Eldorado is a British horror-comedy film written and directed by Richard Driscoll and stars Daryl Hannah, David Carradine, and Michael Madsen. It also stars Brigitte Nielsen, Kerry Washington, Jeff Fahey, Steve Guttenberg, Bill Moseley, Sylvester McCoy, Tyrese Gibson, and Peter O'Toole. The film has been described as a horror/comedy/musical road movie. The film was also released under the title Highway to Hell.

Cast 
 Daryl Hannah as The Stranger
 David Carradine as The Spirit Guide
 Darren Morgan as Stan Rosenblum
 Richard Driscoll as Ollie Rosenblum
 Peter O'Toole as The Narrator
 Jeff Fahey as "Doc" Martin
 Michael Madsen as Ted
 Patrick Bergin as Roy
 Brigitte Nielsen as Angel
 Steve Guttenberg as J.J.
 Kerry Washington as Tamara
 Rik Mayall as Chef Mario
 Sylvester McCoy as General Zwick
 Caroline Munro as Lilly
 Robin Askwith as Mick
 Tyrese Gibson as David
 Bill Moseley as Lemma
 Robert Llewellyn as "Meat"
 Buster Bloodvessel as Sheriff

Parodies 
The film parodies many other films specifically of the horror musical genre including Sweeney Todd, The Blues Brothers and Little Shop of Horrors.

Release 
The film was to receive a wide release in both the UK and in the USA in November 2010, however, though production was complete, it was not released.

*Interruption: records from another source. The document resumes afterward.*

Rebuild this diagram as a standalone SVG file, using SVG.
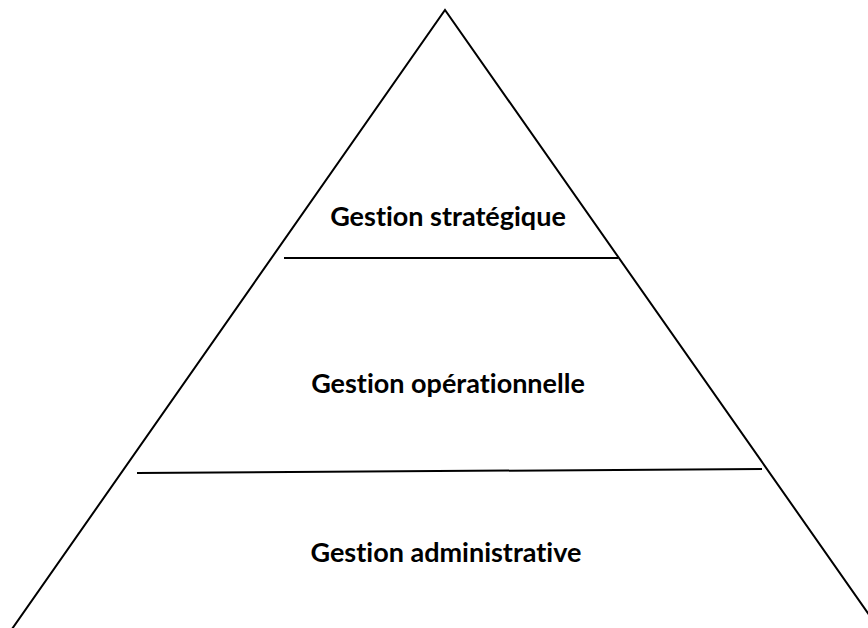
<svg xmlns="http://www.w3.org/2000/svg" width="868" height="628" viewBox="0 0 868 628">
  <style>
    .edge { stroke: #000; stroke-width: 2; fill: none; }
    .label { font-family: Lato, "Liberation Sans", sans-serif; font-weight: bold; font-size: 27px; fill: #000; text-anchor: middle; font-variant-ligatures: none; }
  </style>
  <rect width="868" height="628" fill="#fff"/>
  <g id="connectors">
    <!-- pyramid outline -->
    <path class="edge" d="M12 629 L445 10 L870 616"/>
    <!-- tier separators -->
    <line class="edge" x1="284" y1="258" x2="618" y2="258"/>
    <line class="edge" x1="137" y1="473" x2="762" y2="469"/>
  </g>
  <g id="strategique">
    <text class="label" x="448" y="226">Gestion stratégique</text>
  </g>
  <g id="operationnelle">
    <text class="label" x="448" y="393">Gestion opérationnelle</text>
  </g>
  <g id="administrative">
    <text class="label" x="446" y="562">Gestion administrative</text>
  </g>
</svg>
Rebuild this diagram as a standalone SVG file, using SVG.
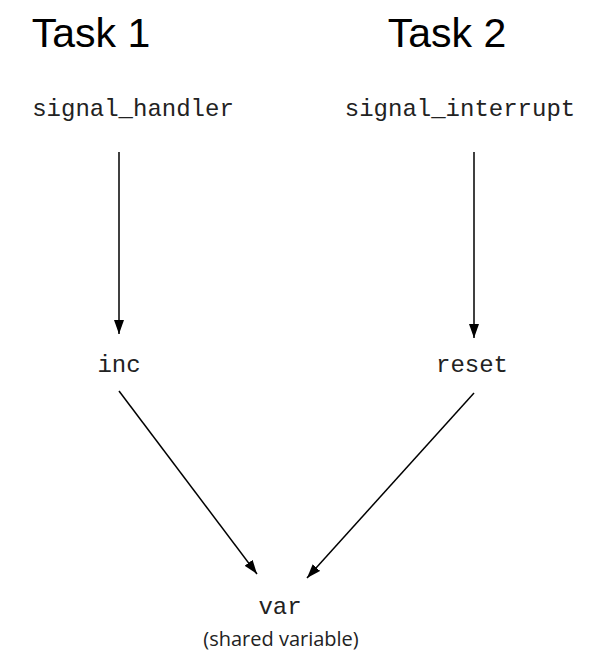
<svg xmlns="http://www.w3.org/2000/svg" width="605" height="653" viewBox="0 0 605 653">
<defs>
<marker id="ah" viewBox="0 0 14 10" refX="14" refY="5" markerWidth="14" markerHeight="10" markerUnits="userSpaceOnUse" orient="auto">
<path d="M0,0 L14,5 L0,10 Z" fill="#000"/>
</marker>
<style>
.title{font-family:"Liberation Sans",Arial,sans-serif;font-size:41px;fill:#000;text-anchor:middle}
.code{font-family:"Liberation Mono","Courier New",monospace;font-size:24px;fill:#222;text-anchor:middle}
.note{font-family:"Open Sans","Noto Sans",sans-serif;font-size:20px;fill:#222;text-anchor:middle}
.edge{stroke:#000;stroke-width:1.5;fill:none;marker-end:url(#ah)}
</style>
</defs>
<rect width="605" height="653" fill="#fff"/>
<g id="task1"><text class="title" x="91" y="47">Task 1</text></g>
<g id="task2"><text class="title" x="447" y="47">Task 2</text></g>
<g id="signal_handler"><text class="code" x="133" y="116">signal_handler</text></g>
<g id="signal_interrupt"><text class="code" x="460" y="116">signal_interrupt</text></g>
<g id="inc"><text class="code" x="119" y="372">inc</text></g>
<g id="reset"><text class="code" x="472" y="372">reset</text></g>
<g id="var"><text class="code" x="280" y="614">var</text><text class="note" x="281" y="646">(shared variable)</text></g>
<g id="connectors">
<line class="edge" x1="119" y1="152" x2="119" y2="334"/>
<line class="edge" x1="474" y1="152" x2="474" y2="338"/>
<line class="edge" x1="119" y1="391" x2="257" y2="574"/>
<line class="edge" x1="474" y1="393" x2="307" y2="578"/>
</g>
</svg>
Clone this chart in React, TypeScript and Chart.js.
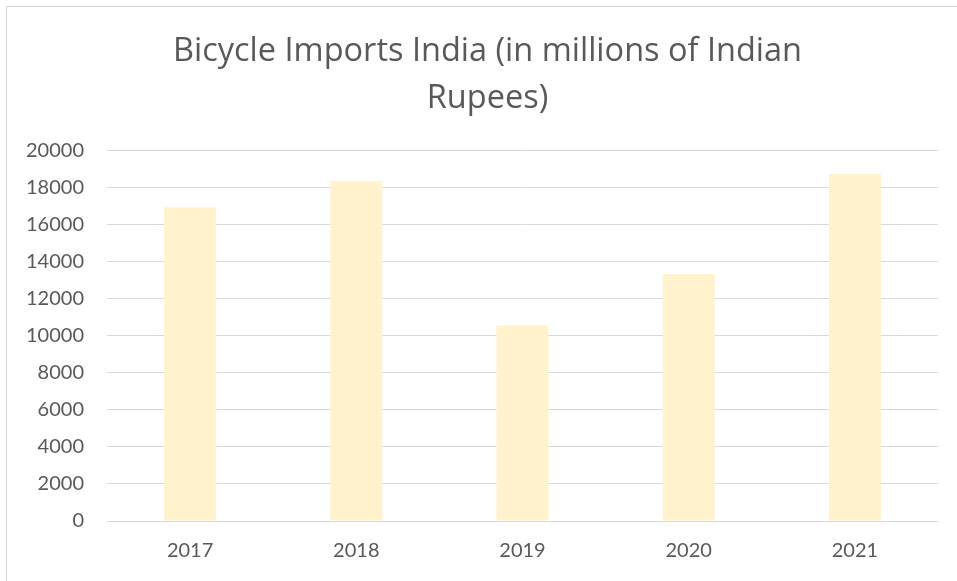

On 5 June 2013 it was reported in the British media that the director had funded the film by filing false VAT tax returns to the British government. Driscoll was alleged to have falsely claimed the movie's budget to be $15 million, the figure was actually only $1.5 million, boosted by a further $2.35 million defrauded from HMRC.  He was convicted at Southwark Crown Court, and sentenced to three years imprisonment.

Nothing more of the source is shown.